Und: “Wir leben den Bootstrapping-Lifestyle und sind sehr sparsam unterwegs”, betont Hirzberger. Derzeit sitzt das Team in einem günstigen Office, in dem es im Sommer gute 30 Grad hatte. Das Team setzte sich dann einfach in den nächsten klimatisierten Zug und arbeitete – dank Klimaticket – von unterwegs.

Namensfindung am Lagerfeuer

Seit Mitte September ist Grizzly.jobs offiziell online. Aktuell sei das Ziel, die Plattform möglichst vielen Leuten zugänglich zu machen, sagt Hirzberger. Auch die Marketing-Aktivitäten werde man hochfahren und hoffentlich alle “technischen Kinderkrankheiten” lösen. “Bis Jahresende ist das Ziel, die Plattform mit den meisten Jobs in Österreich zu sein.” Größere Plattformen in Österreich bieten derzeit circa 20.000 Jobs an, auf dem Markt seien aber über 100.000, wie Hirzberger vorrechnet. Dort wolle man hin.
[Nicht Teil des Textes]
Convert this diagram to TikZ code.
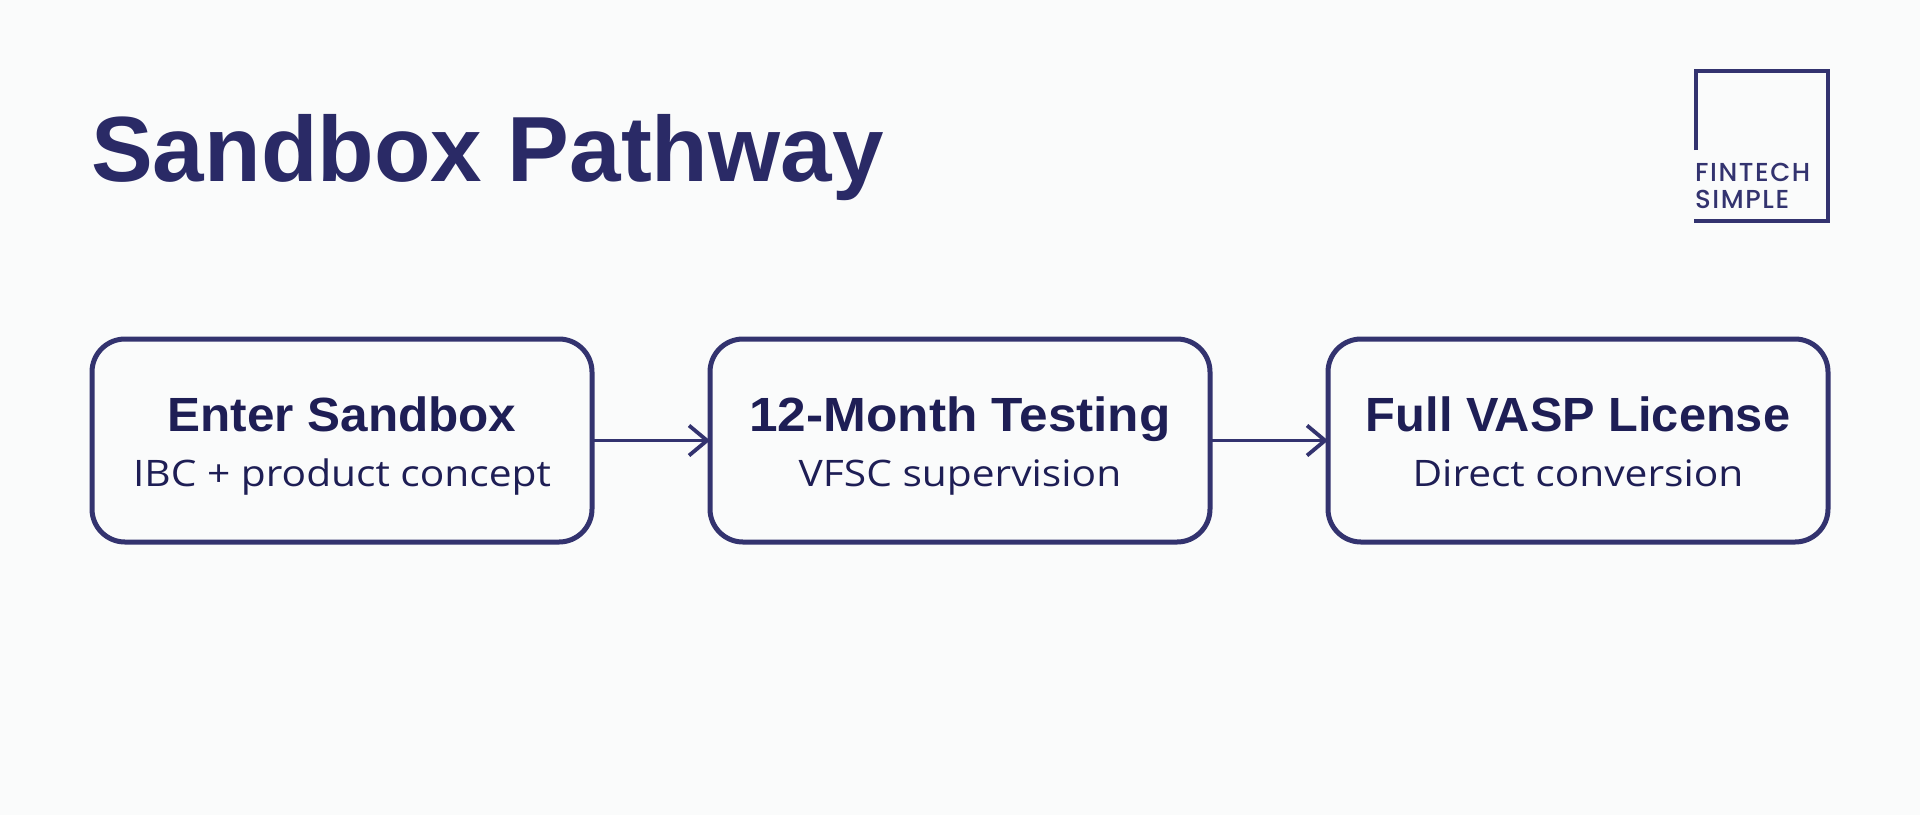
\documentclass[tikz,border=0pt]{standalone}
\usepackage{fontspec}
\usetikzlibrary{arrows.meta}
\setmainfont{Liberation Sans}
\newfontfamily\logofont[LetterSpace=6]{Poppins Medium}
\newfontfamily\subfont{Open Sans}
\definecolor{bgc}{HTML}{FAFBFB}
\definecolor{navy}{HTML}{2A2A66}
\definecolor{linec}{HTML}{33336F}
\definecolor{inkc}{HTML}{1E1E55}
\tikzset{
  flowbox/.style={draw=linec,line width=5pt,rounded corners=33pt,minimum width=500pt,minimum height=203pt,outer sep=0pt,inner sep=0pt,text=inkc},
  flowlink/.style={draw=linec,line width=3.8pt,-{Straight Barb[length=18pt,width=30pt,line width=3.8pt]}},
  logotext/.style={anchor=base west,text=linec,inner sep=0pt,font=\logofont\fontsize{26}{30}\selectfont}
}
\newcommand{\boxlabel}[3]{\vbox{\hsize=480pt\baselineskip=0pt\lineskip=0pt\lineskiplimit=-100pt
  \hbox to 480pt{\hss\rule{0pt}{36.7pt}\smash{\fontsize{48}{54}\selectfont\bfseries\scalebox{#1}[1]{#2}}\hss}
  \kern54.7pt
  \hbox to 480pt{\hss\smash{\subfont\fontsize{36.5}{46}\selectfont\scalebox{1.115}[1]{#3}}\hss}}}
\begin{document}
\begin{tikzpicture}[x=1pt,y=-1pt]
\path[fill=bgc] (0,0) rectangle (1920,815);
\useasboundingbox (0,0) rectangle (1920,815);
\node[anchor=base west,text=navy,inner sep=0pt,font=\fontsize{92.6}{100}\selectfont\bfseries] (title) at (91,181) {Sandbox Pathway};
\draw[linec,line width=4pt] (1696,150) -- (1696,71) -- (1828,71) -- (1828,221) -- (1694,221);
\node[logotext] (logoa) at (1695,181) {FINTECH};
\node[logotext] (logob) at (1695,208) {SIMPLE};
\node[flowbox] (b1) at (342,440.5) {\boxlabel{1.03}{Enter Sandbox}{IBC + product concept}};
\node[flowbox] (b2) at (960,440.5) {\boxlabel{1.07}{12-Month Testing}{VFSC supervision}};
\node[flowbox] (b3) at (1578,440.5) {\boxlabel{1.015}{Full VASP License}{Direct conversion}};
\draw[flowlink] (b1.east) -- (b2.west);
\draw[flowlink] (b2.east) -- (b3.west);
\end{tikzpicture}
\end{document}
Und was hat es nun mit den Namen Grizzly auf sich? Ursprünglich war ein weniger tierischer Name angedacht, die Firma gab es in der EU allerdings schon. Die Inspiration kam dann bei einem Sommerabend in der Steiermark: “Wir sind ums Lagerfeuer gesessen und haben immer mehr an Tiernamen gedacht.” Irgendjemand hätte dann einen Bären vorgeschlagen, jemand anderer einen Grizzly. Auch die Domain Grizzly.jobs sei noch frei gewesen. Als auch am nächsten Tag alle im Team von der Idee überzeugt waren, stand es fest: Grizzly und damit Chatbot Bärnhard waren geboren.